The Scala compiler translates a trait to a simple interface without implementation details, so the following Java interface should more or less produce the same bytecode as the Scala trait:

interface ProgrammerTrait {
  void writingCode();

  void debugging();
}

However in addition to this interface, the Scala compiler also creates a static method for each method the trait implements. The class containing these methods is called ProgrammerTrait$class. Back in Java, we need to do the following to correctly implement ProgrammerTrait:

public class JavaProgrammer implements ProgrammerTrait {
    public void coding() {
        ProgrammerTrait$class.coding(this);
    }

    public void debugging() {
        System.out.println("Looking for bugs");
    }
}

Function as Parameter

Scala also allows function types as parameters:

object StringFun {
  def echo = (s:String) => s
  def world = (s: String) => s + "world"

  def changeString(s: String, fun: String => String) = fun(s)
}

The changeString method applies the method given as the second argument to the first argument and returns the result. In Java, a call to changeString would look like this:

String hello = "Hello";
String changed1 = StringFun.changeString(hello, new StringFun$$anonfun$echo$1());
String changed2 = StringFun.changeString(hello, new StringFun$$anonfun$world$1());
System.out.println(changed1); // prints "Hello"
System.out.println(changed2); // Prints "Helloworld"

If you are wondering, the type of the second parameter is Function1. Function1 is a Scala trait that could potentially be implemented by a Java class.
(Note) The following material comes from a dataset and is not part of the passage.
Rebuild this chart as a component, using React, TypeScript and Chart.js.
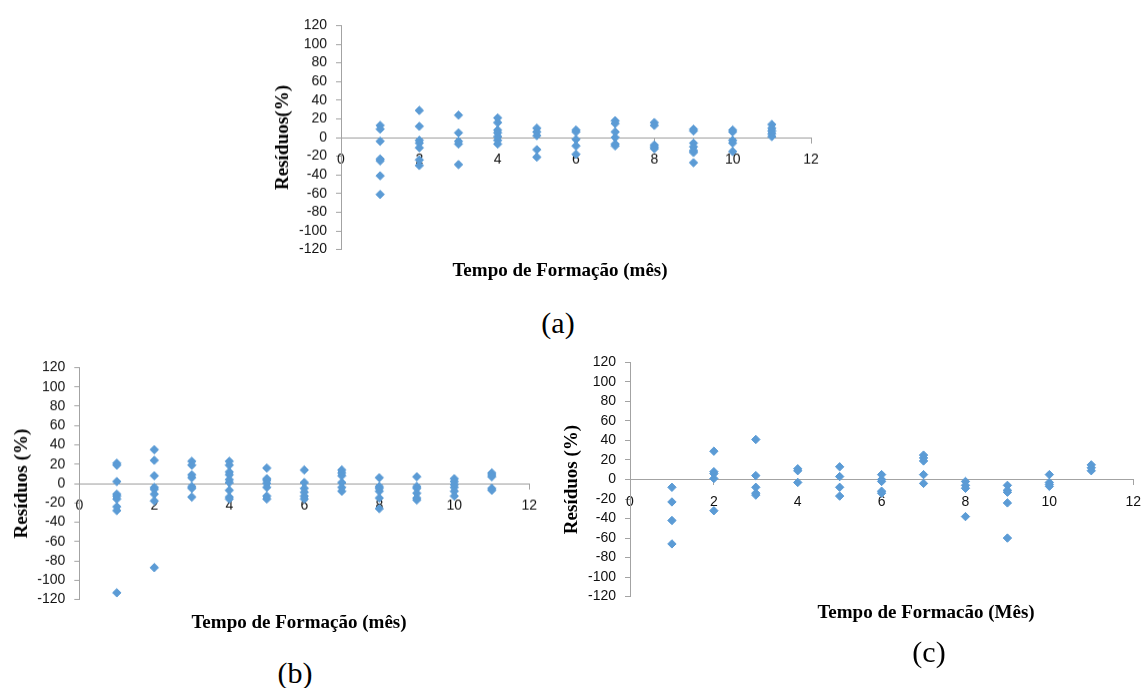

Scala has a function trait for several counts of parameters (up to over 20 parameters in the trait Function22).

Scala classes and objects

Another feature of Scala is the distinction between class and object. Classes in Scala correspond to their Java counterparts while objects are the Scala version of singletons. Methods and fields defined in objects can be accessed like static methods in Java.

A Scala class can have a corresponding object with the same name. Such an object is called a companion object to the class. Aside from providing a place for static methods, companion objects have full access to all fields and methods defined in its corresponding class.

For example, assume there is a companion object for our ScalaPerson class:

object ScalaPerson {
  def birthday = "01.01.1970"
  def name = "Alice"
}

The class ScalaPerson has three members: _name (private field), name_= (setter) and name (getter). The companion object has the members name (getter) and birthday (new method).
The methods of the object can be accessed directly, like static methods in Java, e.g. ScalaPerson.birthday().
However methods that exist in both the class and its companion object — in this case name (getter) — are accessed differently:

ScalaPerson sPerson = new ScalaPerson("Bob");
System.out.println(sPerson.name()); // prints Bob
System.out.println(ScalaPerson$.MODULE$.name()); // prints Alice
System.out.println(ScalaPerson.birthday()); // prints 01.01.1970
sPerson.birthday(); // syntax error because birthday is not a method of the class ScalaPerson

The getter name is part of both the Scala class and the Scala object. The one belonging to the companion object can be accessed via a static method in the class ScalaPerson$.MODULE$ and the one defined in an instance of class ScalaPerson as per usual via nameofinstance.name(). Methods which are only defined on the companion object (in this case birthday) are accessed directly via ScalaPerson.birthday().

Conclusion

This blog post has presented some of the tricks that will allow Java components to call Scala components. At akquinet, we’re now integrating Scala components into our Java applications. This integration allows us to benefit from Scala features without having to modify the Java components. You should now be ready to do the same.